Dans ce court film (9 mn), on reconnaîtra bien le style de Delicq et sans doute quelques amorces de pièces connues.

Production Strapontin

La Discrète (Mazurka)

La Discrète, de Stéphane Delicq, est le titre d’un de ses albums de 2001 – il y a exactement 20 ans – auquel on peut attribuer les qualificatifs tout à la fois d’élégance, désinvolture, contemplativité, comme il se dit sur internet. Ce titre correspond bien à une musique qu’on pourrait nommer de l’intime et de l’évasion.

« La musique de Stéphane DELICQ exalte à elle seule tout ce qu’un air à danser peut exprimer, réunir. Elle invite à s’évader du réel, à laisser la mélodie et son mouvement construire un « ailleurs », que chacun feuillette comme il l’entend. » Février 2010
Pierre Corbefin, directeur du Conservatoire Occitan, Toulouse (source: blog accordéon-nous).

La Discrète, de l’album éponyme, est une de ses mazurkas éternelles dont il avait le secret. Secret d’une grande connaissance de la musique classique, que des mesures rappellent parfois, comme les quelques notes finales en écho peut-être au passage très luisant… de la première Gnossienne d’Erik Satie... (cf. en bas de l’article).

La Discrète, enregistrement de Stéphane Delicq (et partition).


Erik Satie, Gnossienne n°1, par Alexandre Tharaud (et partition)

 

 

Valse d’A Stacada d’Brelh (Valse)

A Stacada d’Brelh ou L’Estacada de Brei (L’attaché de Brelh) est un « jeu » dansé dans le comté de Nice lors de la reconstitution folklorique tous les 4 ans de la révolte des gens de Brelh-de-Ròia (Alpes-Maritimes) au XVIIe s. contre les abus de pouvoir du bailli du lieu. (Cf. le site Musique traditionnelle du comté niçois.) A Stacada compose un ensemble de musiques et danses parmi lesquelles des valses. La valse connue et graphiée indifféremment « La Stacatta di brelh », « stacada », « di brei », « de brelh », serait la valse du Couré ou la valse de la Première Abesse (dont aucune partition ne figure sur l’internet).

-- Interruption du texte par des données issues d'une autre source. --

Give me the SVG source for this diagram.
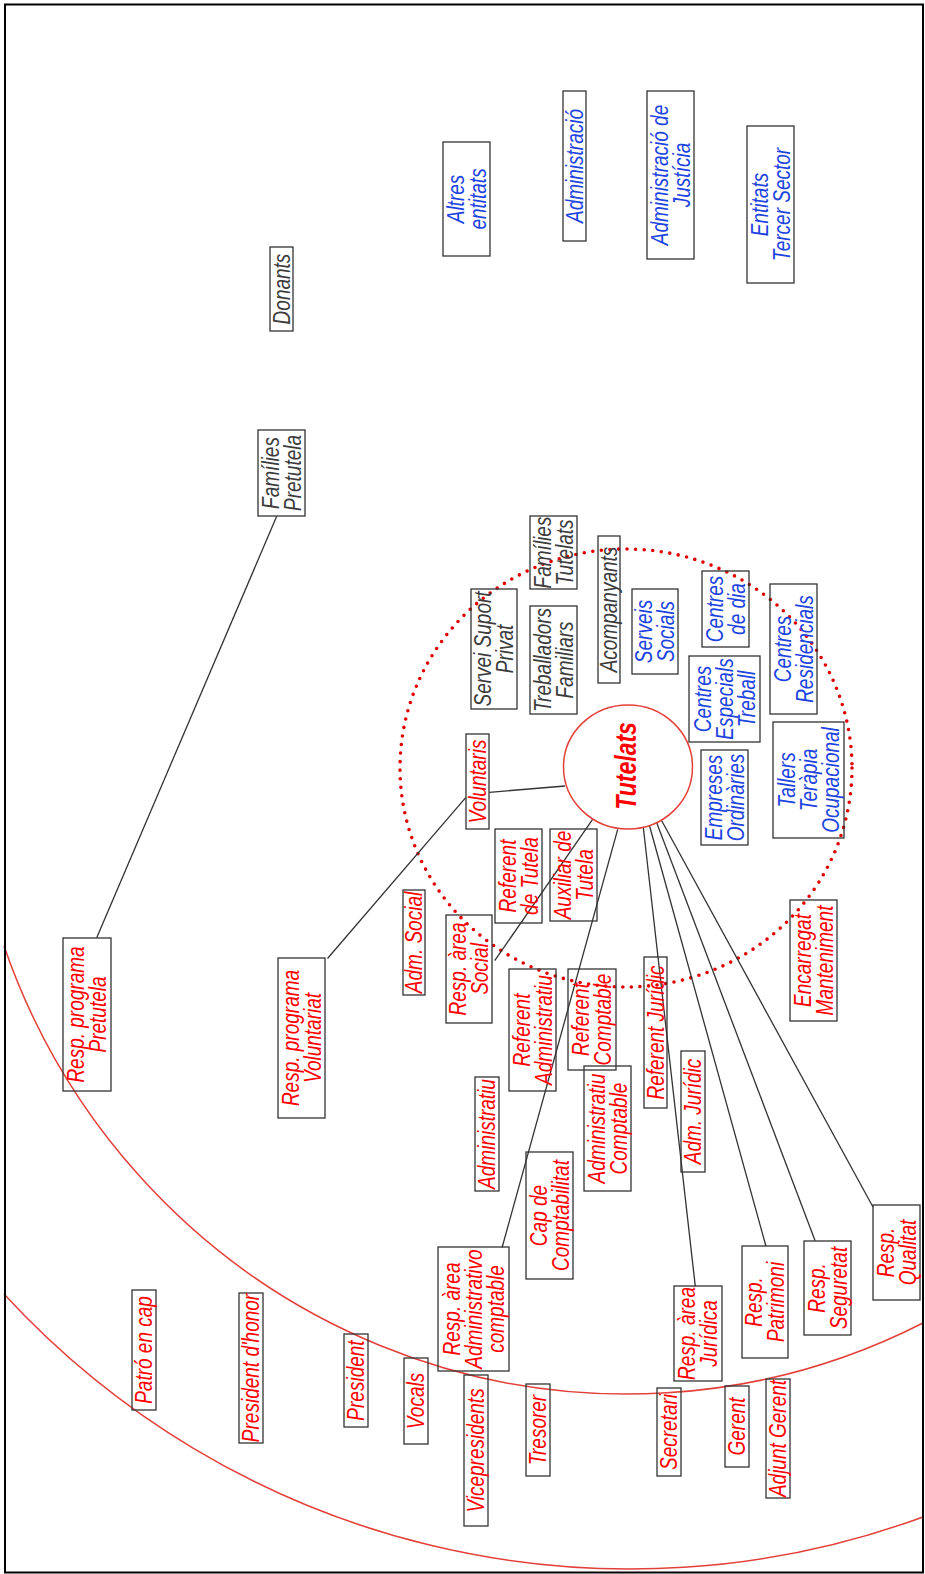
<svg xmlns="http://www.w3.org/2000/svg" width="925" height="1574" viewBox="0 0 925 1574">
<style>
.bx{fill:none;stroke:#333;stroke-width:1.3}
.t{font-family:"Liberation Sans",Arial,sans-serif;font-style:italic;font-size:19px;text-anchor:middle}
.r{fill:#ff0000}
.b{fill:#1d44e0}
.g{fill:#3c3c3c}
.arc{fill:none;stroke:#e3403a;stroke-width:1.5}
.cn{stroke:#333;stroke-width:1.3;fill:none}
</style>
<rect width="925" height="1574" fill="#fff"/>
<g id="rings">
<path class="arc" d="M4,946 A660,669 0 0,0 923,1323"/>
<path class="arc" d="M4,1294 A850,850 0 0,0 923,1517"/>
<ellipse cx="626" cy="768" rx="226" ry="219" fill="none" stroke="#e00000" stroke-width="3.6" stroke-linecap="round" stroke-dasharray="0 8.6"/>
</g>
<g id="connectors">
<line class="cn" x1="276.7" y1="516.3" x2="96.7" y2="937.7"/>
<line class="cn" x1="489.3" y1="792.3" x2="565" y2="786"/>
<line class="cn" x1="465.7" y1="797.7" x2="327.5" y2="958.5"/>
<line class="cn" x1="593.3" y1="818.3" x2="494.7" y2="960.7"/>
<line class="cn" x1="617.7" y1="829.3" x2="502.1" y2="1247.5"/>
<line class="cn" x1="643.3" y1="827.3" x2="695.3" y2="1286.4"/>
<line class="cn" x1="649.3" y1="825" x2="765.9" y2="1246"/>
<line class="cn" x1="656.7" y1="822.7" x2="815.1" y2="1240.8"/>
<line class="cn" x1="661.7" y1="820.7" x2="873" y2="1207"/>
</g>
<g id="n-donants"><rect class="bx" x="270" y="247" width="23" height="84"/><text class="t g" transform="translate(281.5,289) rotate(-90) scale(1,1.25)"><tspan x="0" y="6.6">Donants</tspan></text></g>
<g id="n-families-pretutela"><rect class="bx" x="258" y="430" width="47" height="86"/><text class="t g" transform="translate(281.5,473) rotate(-90) scale(1,1.25)"><tspan x="0" y="-2.2">Famílies</tspan><tspan x="0" y="15.4">Pretutela</tspan></text></g>
<g id="n-servei-suport"><rect class="bx" x="471" y="589" width="46" height="120"/><text class="t g" transform="translate(494,649) rotate(-90) scale(1,1.25)"><tspan x="0" y="-2.2">Servei Suport</tspan><tspan x="0" y="15.4">Privat</tspan></text></g>
<g id="n-families-tutelats"><rect class="bx" x="530" y="516" width="47" height="73"/><text class="t g" transform="translate(553.5,552.5) rotate(-90) scale(1,1.25)"><tspan x="0" y="-2.2">Famílies</tspan><tspan x="0" y="15.4">Tutelats</tspan></text></g>
<g id="n-treballadors"><rect class="bx" x="530" y="606" width="47" height="108"/><text class="t g" transform="translate(553.5,660) rotate(-90) scale(1,1.25)"><tspan x="0" y="-2.2">Treballadors</tspan><tspan x="0" y="15.4">Familiars</tspan></text></g>
<g id="n-acompanyants"><rect class="bx" x="598" y="536" width="22" height="147"/><text class="t g" transform="translate(609,609.5) rotate(-90) scale(1,1.25)"><tspan x="0" y="6.6">Acompanyants</tspan></text></g>
<g id="n-altres-entitats"><rect class="bx" x="443" y="142" width="47" height="114"/><text class="t b" transform="translate(466.5,199) rotate(-90) scale(1,1.25)"><tspan x="0" y="-2.2">Altres</tspan><tspan x="0" y="15.4">entitats</tspan></text></g>
<g id="n-administracio"><rect class="bx" x="563" y="91" width="23" height="150"/><text class="t b" transform="translate(574.5,166) rotate(-90) scale(1,1.25)"><tspan x="0" y="6.6">Administració</tspan></text></g>
<g id="n-adm-justicia"><rect class="bx" x="647" y="91" width="47" height="168"/><text class="t b" transform="translate(670.5,175) rotate(-90) scale(1,1.25)"><tspan x="0" y="-2.2">Administració de</tspan><tspan x="0" y="15.4">Justícia</tspan></text></g>
<g id="n-entitats-tercer"><rect class="bx" x="747" y="126" width="47" height="157"/><text class="t b" transform="translate(770.5,204.5) rotate(-90) scale(1,1.25)"><tspan x="0" y="-2.2">Entitats</tspan><tspan x="0" y="15.4">Tercer Sector</tspan></text></g>
<g id="n-serveis-socials"><rect class="bx" x="632" y="589" width="46" height="85"/><text class="t b" transform="translate(655,631.5) rotate(-90) scale(1,1.25)"><tspan x="0" y="-2.2">Serveis</tspan><tspan x="0" y="15.4">Socials</tspan></text></g>
<g id="n-centres-dia"><rect class="bx" x="702" y="571" width="47" height="76"/><text class="t b" transform="translate(725.5,609) rotate(-90) scale(1,1.25)"><tspan x="0" y="-2.2">Centres</tspan><tspan x="0" y="15.4">de dia</tspan></text></g>
<g id="n-centres-residencials"><rect class="bx" x="770" y="584" width="47" height="130"/><text class="t b" transform="translate(793.5,649) rotate(-90) scale(1,1.25)"><tspan x="0" y="-2.2">Centres</tspan><tspan x="0" y="15.4">Residencials</tspan></text></g>
<g id="n-centres-especials"><rect class="bx" x="689" y="656" width="71" height="86"/><text class="t b" transform="translate(724.5,699) rotate(-90) scale(1,1.25)"><tspan x="0" y="-11">Centres</tspan><tspan x="0" y="6.6">Especials</tspan><tspan x="0" y="24.2">Treball</tspan></text></g>
<g id="n-empreses"><rect class="bx" x="701" y="750" width="47" height="95"/><text class="t b" transform="translate(724.5,797.5) rotate(-90) scale(1,1.25)"><tspan x="0" y="-2.2">Empreses</tspan><tspan x="0" y="15.4">Ordinàries</tspan></text></g>
<g id="n-tallers"><rect class="bx" x="773" y="722" width="71" height="116"/><text class="t b" transform="translate(808.5,780) rotate(-90) scale(1,1.25)"><tspan x="0" y="-11">Tallers</tspan><tspan x="0" y="6.6">Teràpia</tspan><tspan x="0" y="24.2">Ocupacional</tspan></text></g>
<g id="n-tutelats"><ellipse cx="628" cy="767" rx="64.5" ry="62" fill="#fff" stroke="#e3403a" stroke-width="1.5"/><text class="t r" font-weight="bold" font-size="23" transform="translate(628,766) rotate(-90) scale(1,1.25)"><tspan x="0" y="6.5" font-size="23px">Tutelats</tspan></text></g>
<g id="n-voluntaris"><rect class="bx" x="466" y="734" width="23" height="95"/><text class="t r" transform="translate(477.5,781.5) rotate(-90) scale(1,1.25)"><tspan x="0" y="6.6">Voluntaris</tspan></text></g>
<g id="n-referent-tutela"><rect class="bx" x="495" y="829" width="47" height="94"/><text class="t r" transform="translate(518.5,876) rotate(-90) scale(1,1.25)"><tspan x="0" y="-2.2">Referent</tspan><tspan x="0" y="15.4">de Tutela</tspan></text></g>
<g id="n-auxiliar-tutela"><rect class="bx" x="550" y="829" width="47" height="92"/><text class="t r" transform="translate(573.5,875) rotate(-90) scale(1,1.25)"><tspan x="0" y="-2.2">Auxiliar de</tspan><tspan x="0" y="15.4">Tutela</tspan></text></g>
<g id="n-adm-social"><rect class="bx" x="403" y="890" width="22" height="105"/><text class="t r" transform="translate(414,942.5) rotate(-90) scale(1,1.25)"><tspan x="0" y="6.6">Adm. Social</tspan></text></g>
<g id="n-resp-social"><rect class="bx" x="446" y="915" width="46" height="108"/><text class="t r" transform="translate(469,969) rotate(-90) scale(1,1.25)"><tspan x="0" y="-2.2">Resp. àrea</tspan><tspan x="0" y="15.4">Social</tspan></text></g>
<g id="n-referent-administratiu"><rect class="bx" x="509" y="969" width="47" height="122"/><text class="t r" transform="translate(532.5,1030) rotate(-90) scale(1,1.25)"><tspan x="0" y="-2.2">Referent</tspan><tspan x="0" y="15.4">Administratiu</tspan></text></g>
<g id="n-referent-comptable"><rect class="bx" x="568" y="969" width="48" height="101"/><text class="t r" transform="translate(592,1019.5) rotate(-90) scale(1,1.25)"><tspan x="0" y="-2.2">Referent</tspan><tspan x="0" y="15.4">Comptable</tspan></text></g>
<g id="n-administratiu-comptable"><rect class="bx" x="584" y="1066" width="47" height="125"/><text class="t r" transform="translate(607.5,1128.5) rotate(-90) scale(1,1.25)"><tspan x="0" y="-2.2">Administratiu</tspan><tspan x="0" y="15.4">Comptable</tspan></text></g>
<g id="n-referent-juridic"><rect class="bx" x="644" y="957" width="23" height="151"/><text class="t r" transform="translate(655.5,1032.5) rotate(-90) scale(1,1.25)"><tspan x="0" y="6.6">Referent Jurídic</tspan></text></g>
<g id="n-adm-juridic"><rect class="bx" x="681" y="1051" width="24" height="121"/><text class="t r" transform="translate(693,1111.5) rotate(-90) scale(1,1.25)"><tspan x="0" y="6.6">Adm. Jurídic</tspan></text></g>
<g id="n-administratiu"><rect class="bx" x="475" y="1077" width="24" height="114"/><text class="t r" transform="translate(487,1134) rotate(-90) scale(1,1.25)"><tspan x="0" y="6.6">Administratiu</tspan></text></g>
<g id="n-cap-comptabilitat"><rect class="bx" x="526" y="1152" width="47" height="127"/><text class="t r" transform="translate(549.5,1215.5) rotate(-90) scale(1,1.25)"><tspan x="0" y="-2.2">Cap de</tspan><tspan x="0" y="15.4">Comptabilitat</tspan></text></g>
<g id="n-encarregat"><rect class="bx" x="790" y="900" width="47" height="121"/><text class="t r" transform="translate(813.5,960.5) rotate(-90) scale(1,1.25)"><tspan x="0" y="-2.2">Encarregat</tspan><tspan x="0" y="15.4">Manteniment</tspan></text></g>
<g id="n-resp-qualitat"><rect class="bx" x="873" y="1205" width="47" height="95"/><text class="t r" transform="translate(896.5,1252.5) rotate(-90) scale(1,1.25)"><tspan x="0" y="-2.2">Resp.</tspan><tspan x="0" y="15.4">Qualitat</tspan></text></g>
<g id="n-resp-seguretat"><rect class="bx" x="804" y="1241" width="47" height="94"/><text class="t r" transform="translate(827.5,1288) rotate(-90) scale(1,1.25)"><tspan x="0" y="-2.2">Resp.</tspan><tspan x="0" y="15.4">Seguretat</tspan></text></g>
<g id="n-resp-patrimoni"><rect class="bx" x="742" y="1246" width="46" height="112"/><text class="t r" transform="translate(765,1302) rotate(-90) scale(1,1.25)"><tspan x="0" y="-2.2">Resp.</tspan><tspan x="0" y="15.4">Patrimoni</tspan></text></g>
<g id="n-resp-juridica"><rect class="bx" x="674" y="1286" width="48" height="95"/><text class="t r" transform="translate(698,1333.5) rotate(-90) scale(1,1.25)"><tspan x="0" y="-2.2">Resp. àrea</tspan><tspan x="0" y="15.4">Jurídica</tspan></text></g>
<g id="n-adjunt-gerent"><rect class="bx" x="766" y="1379" width="24" height="119"/><text class="t r" transform="translate(778,1438.5) rotate(-90) scale(1,1.25)"><tspan x="0" y="6.6">Adjunt Gerent</tspan></text></g>
<g id="n-gerent"><rect class="bx" x="725" y="1386" width="24" height="81"/><text class="t r" transform="translate(737,1426.5) rotate(-90) scale(1,1.25)"><tspan x="0" y="6.6">Gerent</tspan></text></g>
<g id="n-secretari"><rect class="bx" x="657" y="1388" width="24" height="88"/><text class="t r" transform="translate(669,1432) rotate(-90) scale(1,1.25)"><tspan x="0" y="6.6">Secretari</tspan></text></g>
<g id="n-tresorer"><rect class="bx" x="526" y="1384" width="24" height="92"/><text class="t r" transform="translate(538,1430) rotate(-90) scale(1,1.25)"><tspan x="0" y="6.6">Tresorer</tspan></text></g>
<g id="n-vicepresidents"><rect class="bx" x="464" y="1375" width="24" height="151"/><text class="t r" transform="translate(476,1450.5) rotate(-90) scale(1,1.25)"><tspan x="0" y="6.6">Vicepresidents</tspan></text></g>
<g id="n-vocals"><rect class="bx" x="404" y="1358" width="24" height="86"/><text class="t r" transform="translate(416,1401) rotate(-90) scale(1,1.25)"><tspan x="0" y="6.6">Vocals</tspan></text></g>
<g id="n-resp-adm-comptable"><rect class="bx" x="438" y="1247" width="71" height="124"/><text class="t r" transform="translate(473.5,1309) rotate(-90) scale(1,1.25)"><tspan x="0" y="-11">Resp. àrea</tspan><tspan x="0" y="6.6">Administrativo</tspan><tspan x="0" y="24.2">comptable</tspan></text></g>
<g id="n-patro"><rect class="bx" x="132" y="1290" width="24" height="120"/><text class="t r" transform="translate(144,1350) rotate(-90) scale(1,1.25)"><tspan x="0" y="6.6">Patró en cap</tspan></text></g>
<g id="n-president-honor"><rect class="bx" x="239" y="1293" width="24" height="150"/><text class="t r" transform="translate(251,1368) rotate(-90) scale(1,1.25)"><tspan x="0" y="6.6">President d'honor</tspan></text></g>
<g id="n-president"><rect class="bx" x="344" y="1334" width="24" height="93"/><text class="t r" transform="translate(356,1380.5) rotate(-90) scale(1,1.25)"><tspan x="0" y="6.6">President</tspan></text></g>
<g id="n-resp-pretutela"><rect class="bx" x="63" y="938" width="48" height="153"/><text class="t r" transform="translate(87,1014.5) rotate(-90) scale(1,1.25)"><tspan x="0" y="-2.2">Resp. programa</tspan><tspan x="0" y="15.4">Pretutela</tspan></text></g>
<g id="n-resp-voluntariat"><rect class="bx" x="278" y="958" width="47" height="160"/><text class="t r" transform="translate(301.5,1038) rotate(-90) scale(1,1.25)"><tspan x="0" y="-2.2">Resp. programa</tspan><tspan x="0" y="15.4">Voluntariat</tspan></text></g>
<rect id="frame" x="5" y="4.5" width="918" height="1568" fill="none" stroke="#000" stroke-width="2"/>
</svg>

Le nom de cette valse échappant à la recherche, c’est seulement dans le n°21 de « Paroles d’Anches » (sur le site CADB) que l’on peut enfin trouver la tablature transcrite par A-M Moyon (page 4). C’est l’air le plus célèbre.

Ci-dessous, une interprétation qui atteint des… sommets avec le fifre traditionnel  (!) et revivifie cette valse endormie. Monte Scaletta (2840 m, valle Maira), 2015. Notons que le fifre n’est pas le clarin !

PS : Les terribles crues des Alpes Maritimes ont dévasté le 2 octobre 2020 plusieurs villages du haut-pays niçois dont celui de Breil-sur-Roya. Peu auront envie de jouer et danser après ce sinistre événement. A moins de vouloir défier le mauvais sort.